• **TASK REQUIREMENTS**
Look in the material below for the line with "Recreate this image" and the line with "const yTicks = [0, 0.2, 0.4, 0.6, 0.8, 1.0];", then set down exactly those two lines and all lines between, nothing more.

• **INFORMATION SUPPLIED**
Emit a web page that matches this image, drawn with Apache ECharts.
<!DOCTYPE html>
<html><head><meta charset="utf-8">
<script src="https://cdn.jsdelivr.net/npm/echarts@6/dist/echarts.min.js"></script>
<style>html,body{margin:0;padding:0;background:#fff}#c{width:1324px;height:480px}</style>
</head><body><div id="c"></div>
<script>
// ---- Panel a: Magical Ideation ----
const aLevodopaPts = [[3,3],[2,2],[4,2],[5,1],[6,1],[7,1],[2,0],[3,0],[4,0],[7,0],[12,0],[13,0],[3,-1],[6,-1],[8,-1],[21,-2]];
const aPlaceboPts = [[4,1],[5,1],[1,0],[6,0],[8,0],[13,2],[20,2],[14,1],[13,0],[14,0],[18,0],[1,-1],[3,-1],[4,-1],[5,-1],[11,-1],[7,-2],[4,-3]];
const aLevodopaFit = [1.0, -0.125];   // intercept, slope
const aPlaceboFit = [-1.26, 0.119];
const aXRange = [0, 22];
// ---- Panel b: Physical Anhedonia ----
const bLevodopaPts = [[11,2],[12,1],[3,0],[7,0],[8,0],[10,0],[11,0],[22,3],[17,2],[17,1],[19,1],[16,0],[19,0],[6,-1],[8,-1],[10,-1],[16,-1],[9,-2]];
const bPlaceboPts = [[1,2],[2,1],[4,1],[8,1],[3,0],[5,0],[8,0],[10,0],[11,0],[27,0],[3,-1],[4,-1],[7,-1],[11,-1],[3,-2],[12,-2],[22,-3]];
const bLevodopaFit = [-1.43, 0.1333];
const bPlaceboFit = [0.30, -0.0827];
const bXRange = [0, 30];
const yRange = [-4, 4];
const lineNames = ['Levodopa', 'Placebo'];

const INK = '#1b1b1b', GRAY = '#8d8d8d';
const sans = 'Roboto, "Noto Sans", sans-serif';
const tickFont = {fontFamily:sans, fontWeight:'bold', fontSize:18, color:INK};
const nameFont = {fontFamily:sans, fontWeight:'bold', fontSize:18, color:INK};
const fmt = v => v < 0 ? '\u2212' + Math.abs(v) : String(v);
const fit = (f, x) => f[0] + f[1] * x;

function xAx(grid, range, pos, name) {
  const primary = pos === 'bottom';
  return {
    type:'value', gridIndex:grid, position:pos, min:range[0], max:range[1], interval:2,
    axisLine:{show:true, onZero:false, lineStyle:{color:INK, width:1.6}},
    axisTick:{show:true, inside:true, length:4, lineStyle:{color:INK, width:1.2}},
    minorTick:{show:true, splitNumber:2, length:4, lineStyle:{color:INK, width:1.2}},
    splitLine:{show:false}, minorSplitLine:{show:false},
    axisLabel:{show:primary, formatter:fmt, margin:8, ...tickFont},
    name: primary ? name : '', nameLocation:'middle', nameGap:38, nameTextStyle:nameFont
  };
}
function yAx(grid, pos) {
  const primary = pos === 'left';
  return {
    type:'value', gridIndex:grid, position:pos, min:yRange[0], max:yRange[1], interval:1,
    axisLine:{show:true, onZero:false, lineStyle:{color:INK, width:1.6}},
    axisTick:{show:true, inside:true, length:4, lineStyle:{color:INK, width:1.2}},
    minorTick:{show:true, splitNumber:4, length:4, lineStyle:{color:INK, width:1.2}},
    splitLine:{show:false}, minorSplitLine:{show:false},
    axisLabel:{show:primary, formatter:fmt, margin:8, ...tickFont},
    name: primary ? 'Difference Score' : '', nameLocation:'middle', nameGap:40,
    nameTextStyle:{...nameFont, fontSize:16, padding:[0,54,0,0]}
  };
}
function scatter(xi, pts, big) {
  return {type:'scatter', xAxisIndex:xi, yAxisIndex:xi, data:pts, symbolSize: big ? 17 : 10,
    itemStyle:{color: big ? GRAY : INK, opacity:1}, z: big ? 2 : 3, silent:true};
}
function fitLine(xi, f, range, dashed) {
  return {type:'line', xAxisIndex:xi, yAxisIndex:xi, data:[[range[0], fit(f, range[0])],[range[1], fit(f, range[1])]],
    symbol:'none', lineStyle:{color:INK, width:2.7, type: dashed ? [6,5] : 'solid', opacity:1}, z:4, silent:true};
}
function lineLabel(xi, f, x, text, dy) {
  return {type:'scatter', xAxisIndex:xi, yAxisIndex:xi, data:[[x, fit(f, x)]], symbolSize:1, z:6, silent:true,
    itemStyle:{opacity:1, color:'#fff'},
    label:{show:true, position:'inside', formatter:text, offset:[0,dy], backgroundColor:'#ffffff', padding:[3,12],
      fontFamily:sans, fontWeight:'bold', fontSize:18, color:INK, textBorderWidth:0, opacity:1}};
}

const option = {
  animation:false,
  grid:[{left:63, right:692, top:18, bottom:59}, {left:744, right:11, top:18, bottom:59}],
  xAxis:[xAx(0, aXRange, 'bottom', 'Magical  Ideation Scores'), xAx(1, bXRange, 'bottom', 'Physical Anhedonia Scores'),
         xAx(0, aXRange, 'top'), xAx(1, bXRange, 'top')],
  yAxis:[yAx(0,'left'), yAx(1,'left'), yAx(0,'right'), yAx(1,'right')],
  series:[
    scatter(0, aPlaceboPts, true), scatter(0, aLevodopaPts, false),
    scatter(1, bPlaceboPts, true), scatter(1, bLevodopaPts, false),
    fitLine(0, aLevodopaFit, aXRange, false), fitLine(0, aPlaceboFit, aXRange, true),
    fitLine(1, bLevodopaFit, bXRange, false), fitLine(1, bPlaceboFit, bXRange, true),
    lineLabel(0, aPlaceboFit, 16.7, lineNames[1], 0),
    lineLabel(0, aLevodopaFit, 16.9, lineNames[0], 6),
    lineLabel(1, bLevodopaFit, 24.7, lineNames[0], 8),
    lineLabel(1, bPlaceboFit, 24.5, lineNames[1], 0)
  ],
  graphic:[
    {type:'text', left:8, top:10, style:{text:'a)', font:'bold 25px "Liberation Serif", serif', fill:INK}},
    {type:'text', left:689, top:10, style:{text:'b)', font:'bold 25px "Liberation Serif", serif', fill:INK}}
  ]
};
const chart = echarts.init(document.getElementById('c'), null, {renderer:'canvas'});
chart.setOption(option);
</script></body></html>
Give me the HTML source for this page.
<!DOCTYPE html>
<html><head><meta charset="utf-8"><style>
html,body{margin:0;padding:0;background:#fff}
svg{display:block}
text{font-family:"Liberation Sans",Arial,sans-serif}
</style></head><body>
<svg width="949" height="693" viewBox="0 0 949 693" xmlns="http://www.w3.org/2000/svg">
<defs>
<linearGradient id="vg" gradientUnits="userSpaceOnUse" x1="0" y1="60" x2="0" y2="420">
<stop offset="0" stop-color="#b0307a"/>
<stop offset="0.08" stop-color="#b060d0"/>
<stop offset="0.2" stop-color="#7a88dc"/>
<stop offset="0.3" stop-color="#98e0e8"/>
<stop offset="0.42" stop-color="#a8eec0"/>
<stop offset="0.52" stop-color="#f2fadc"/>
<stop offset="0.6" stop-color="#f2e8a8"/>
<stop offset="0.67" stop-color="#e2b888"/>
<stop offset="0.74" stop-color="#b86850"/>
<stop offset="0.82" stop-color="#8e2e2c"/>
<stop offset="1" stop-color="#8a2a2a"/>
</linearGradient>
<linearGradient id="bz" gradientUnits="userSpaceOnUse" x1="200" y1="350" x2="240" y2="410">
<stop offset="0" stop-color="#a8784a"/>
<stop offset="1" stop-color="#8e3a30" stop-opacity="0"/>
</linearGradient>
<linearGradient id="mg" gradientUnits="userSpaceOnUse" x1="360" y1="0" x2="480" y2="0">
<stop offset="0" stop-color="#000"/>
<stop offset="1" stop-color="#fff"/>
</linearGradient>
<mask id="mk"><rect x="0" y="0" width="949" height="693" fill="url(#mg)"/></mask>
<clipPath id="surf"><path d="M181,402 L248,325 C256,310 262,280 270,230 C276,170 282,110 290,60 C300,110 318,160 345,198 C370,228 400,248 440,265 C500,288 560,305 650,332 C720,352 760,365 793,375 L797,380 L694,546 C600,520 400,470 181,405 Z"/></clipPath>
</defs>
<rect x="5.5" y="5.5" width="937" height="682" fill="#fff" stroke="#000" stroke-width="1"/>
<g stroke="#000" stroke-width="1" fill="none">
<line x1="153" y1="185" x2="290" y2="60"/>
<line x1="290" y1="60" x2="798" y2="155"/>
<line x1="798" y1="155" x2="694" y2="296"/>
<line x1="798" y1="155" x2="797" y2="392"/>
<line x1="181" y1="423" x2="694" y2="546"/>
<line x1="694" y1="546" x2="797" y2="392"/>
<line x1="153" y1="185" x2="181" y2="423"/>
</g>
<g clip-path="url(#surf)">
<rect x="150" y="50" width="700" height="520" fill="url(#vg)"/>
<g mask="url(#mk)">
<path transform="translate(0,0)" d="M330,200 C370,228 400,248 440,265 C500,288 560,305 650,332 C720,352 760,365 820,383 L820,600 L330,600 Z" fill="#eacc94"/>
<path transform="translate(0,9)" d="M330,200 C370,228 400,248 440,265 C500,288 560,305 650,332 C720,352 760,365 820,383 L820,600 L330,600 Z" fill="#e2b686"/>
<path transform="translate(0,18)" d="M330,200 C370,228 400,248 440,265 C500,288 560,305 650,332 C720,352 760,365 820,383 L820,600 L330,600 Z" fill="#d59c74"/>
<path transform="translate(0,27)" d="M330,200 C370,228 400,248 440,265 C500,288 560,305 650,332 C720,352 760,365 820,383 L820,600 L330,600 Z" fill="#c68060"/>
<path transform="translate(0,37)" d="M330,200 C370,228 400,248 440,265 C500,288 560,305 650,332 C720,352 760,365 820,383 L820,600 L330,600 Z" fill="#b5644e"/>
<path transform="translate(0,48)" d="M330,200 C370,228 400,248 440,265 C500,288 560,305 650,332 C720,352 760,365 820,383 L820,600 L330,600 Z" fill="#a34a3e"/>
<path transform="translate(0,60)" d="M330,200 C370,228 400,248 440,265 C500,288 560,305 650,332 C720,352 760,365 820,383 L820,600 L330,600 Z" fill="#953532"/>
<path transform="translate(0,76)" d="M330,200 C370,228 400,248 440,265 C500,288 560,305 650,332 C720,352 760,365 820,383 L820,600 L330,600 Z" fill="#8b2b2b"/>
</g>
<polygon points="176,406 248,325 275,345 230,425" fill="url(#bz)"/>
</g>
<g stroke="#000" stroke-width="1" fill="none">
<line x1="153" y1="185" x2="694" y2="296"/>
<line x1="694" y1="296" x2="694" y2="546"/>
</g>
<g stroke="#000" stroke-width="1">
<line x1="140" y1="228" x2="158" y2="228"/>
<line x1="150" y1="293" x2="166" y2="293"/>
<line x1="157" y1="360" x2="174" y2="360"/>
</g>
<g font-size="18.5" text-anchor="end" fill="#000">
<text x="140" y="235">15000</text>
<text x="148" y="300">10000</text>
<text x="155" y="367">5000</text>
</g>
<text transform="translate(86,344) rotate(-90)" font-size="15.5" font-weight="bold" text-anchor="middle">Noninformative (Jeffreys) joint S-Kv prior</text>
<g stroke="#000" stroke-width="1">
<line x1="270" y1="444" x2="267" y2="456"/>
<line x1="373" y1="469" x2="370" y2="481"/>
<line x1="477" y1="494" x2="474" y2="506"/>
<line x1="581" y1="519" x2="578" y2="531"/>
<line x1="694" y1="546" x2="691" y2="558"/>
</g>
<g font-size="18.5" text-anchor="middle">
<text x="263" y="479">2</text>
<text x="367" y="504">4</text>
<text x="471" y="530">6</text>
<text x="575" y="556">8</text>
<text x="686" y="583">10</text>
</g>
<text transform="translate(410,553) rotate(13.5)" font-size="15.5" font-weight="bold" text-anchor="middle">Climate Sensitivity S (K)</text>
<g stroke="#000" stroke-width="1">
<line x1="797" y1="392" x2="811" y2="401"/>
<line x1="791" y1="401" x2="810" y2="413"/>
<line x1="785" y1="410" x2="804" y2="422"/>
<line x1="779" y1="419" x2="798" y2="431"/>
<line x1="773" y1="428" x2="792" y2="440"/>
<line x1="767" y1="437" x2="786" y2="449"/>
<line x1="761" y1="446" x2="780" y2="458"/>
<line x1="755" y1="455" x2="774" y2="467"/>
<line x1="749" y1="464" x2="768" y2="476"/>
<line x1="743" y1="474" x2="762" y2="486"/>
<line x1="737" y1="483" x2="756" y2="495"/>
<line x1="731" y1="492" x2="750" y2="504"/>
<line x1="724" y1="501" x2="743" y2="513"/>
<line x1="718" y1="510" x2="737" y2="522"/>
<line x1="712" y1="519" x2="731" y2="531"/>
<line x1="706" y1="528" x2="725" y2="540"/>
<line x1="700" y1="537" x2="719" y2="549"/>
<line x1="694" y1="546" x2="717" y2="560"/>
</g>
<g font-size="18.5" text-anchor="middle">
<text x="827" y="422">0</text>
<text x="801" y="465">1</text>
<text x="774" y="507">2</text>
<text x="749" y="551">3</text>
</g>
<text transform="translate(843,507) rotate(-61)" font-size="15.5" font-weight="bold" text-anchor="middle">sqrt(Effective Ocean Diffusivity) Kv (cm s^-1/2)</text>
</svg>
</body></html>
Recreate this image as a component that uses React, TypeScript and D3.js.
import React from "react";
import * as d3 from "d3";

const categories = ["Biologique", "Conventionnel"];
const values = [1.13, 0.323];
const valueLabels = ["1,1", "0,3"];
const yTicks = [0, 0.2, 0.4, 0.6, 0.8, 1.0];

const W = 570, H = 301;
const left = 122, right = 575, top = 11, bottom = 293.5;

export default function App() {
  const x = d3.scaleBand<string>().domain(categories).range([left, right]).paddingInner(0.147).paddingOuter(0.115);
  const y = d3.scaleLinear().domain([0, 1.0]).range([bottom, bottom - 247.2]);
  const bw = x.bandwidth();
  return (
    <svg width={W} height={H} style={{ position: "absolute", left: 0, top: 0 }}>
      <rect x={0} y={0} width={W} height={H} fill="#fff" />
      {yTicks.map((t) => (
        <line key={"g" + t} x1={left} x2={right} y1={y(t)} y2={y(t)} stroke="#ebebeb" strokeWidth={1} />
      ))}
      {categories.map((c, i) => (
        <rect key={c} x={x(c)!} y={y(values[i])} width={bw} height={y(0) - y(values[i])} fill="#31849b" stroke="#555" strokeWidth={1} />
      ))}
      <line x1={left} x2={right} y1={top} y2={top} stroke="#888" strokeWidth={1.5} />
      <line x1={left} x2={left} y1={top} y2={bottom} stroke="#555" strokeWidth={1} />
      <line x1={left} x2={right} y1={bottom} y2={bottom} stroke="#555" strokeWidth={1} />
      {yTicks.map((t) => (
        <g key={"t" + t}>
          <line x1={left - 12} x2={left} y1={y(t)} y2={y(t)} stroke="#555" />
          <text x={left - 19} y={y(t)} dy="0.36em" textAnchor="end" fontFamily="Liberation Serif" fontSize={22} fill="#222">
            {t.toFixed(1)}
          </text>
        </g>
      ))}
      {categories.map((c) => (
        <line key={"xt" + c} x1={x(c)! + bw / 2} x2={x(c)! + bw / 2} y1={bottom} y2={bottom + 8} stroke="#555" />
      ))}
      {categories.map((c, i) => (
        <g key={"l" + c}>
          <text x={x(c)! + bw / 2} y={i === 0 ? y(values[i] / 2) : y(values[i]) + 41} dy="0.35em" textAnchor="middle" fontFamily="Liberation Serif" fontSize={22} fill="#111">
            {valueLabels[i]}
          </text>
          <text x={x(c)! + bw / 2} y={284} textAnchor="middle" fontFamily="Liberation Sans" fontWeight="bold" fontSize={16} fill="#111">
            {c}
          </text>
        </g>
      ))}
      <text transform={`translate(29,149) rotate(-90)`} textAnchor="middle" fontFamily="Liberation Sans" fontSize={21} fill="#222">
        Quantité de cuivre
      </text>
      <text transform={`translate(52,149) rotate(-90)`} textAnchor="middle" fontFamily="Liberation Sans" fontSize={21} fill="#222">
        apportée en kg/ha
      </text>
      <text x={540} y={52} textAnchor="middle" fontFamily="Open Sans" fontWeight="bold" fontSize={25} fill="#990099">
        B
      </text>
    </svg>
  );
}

• **WRITTEN ANSWER**
Recreate this image as a component that uses React, TypeScript and D3.js.
import React from "react";
import * as d3 from "d3";

const categories = ["Biologique", "Conventionnel"];
const values = [1.13, 0.323];
const valueLabels = ["1,1", "0,3"];
const yTicks = [0, 0.2, 0.4, 0.6, 0.8, 1.0];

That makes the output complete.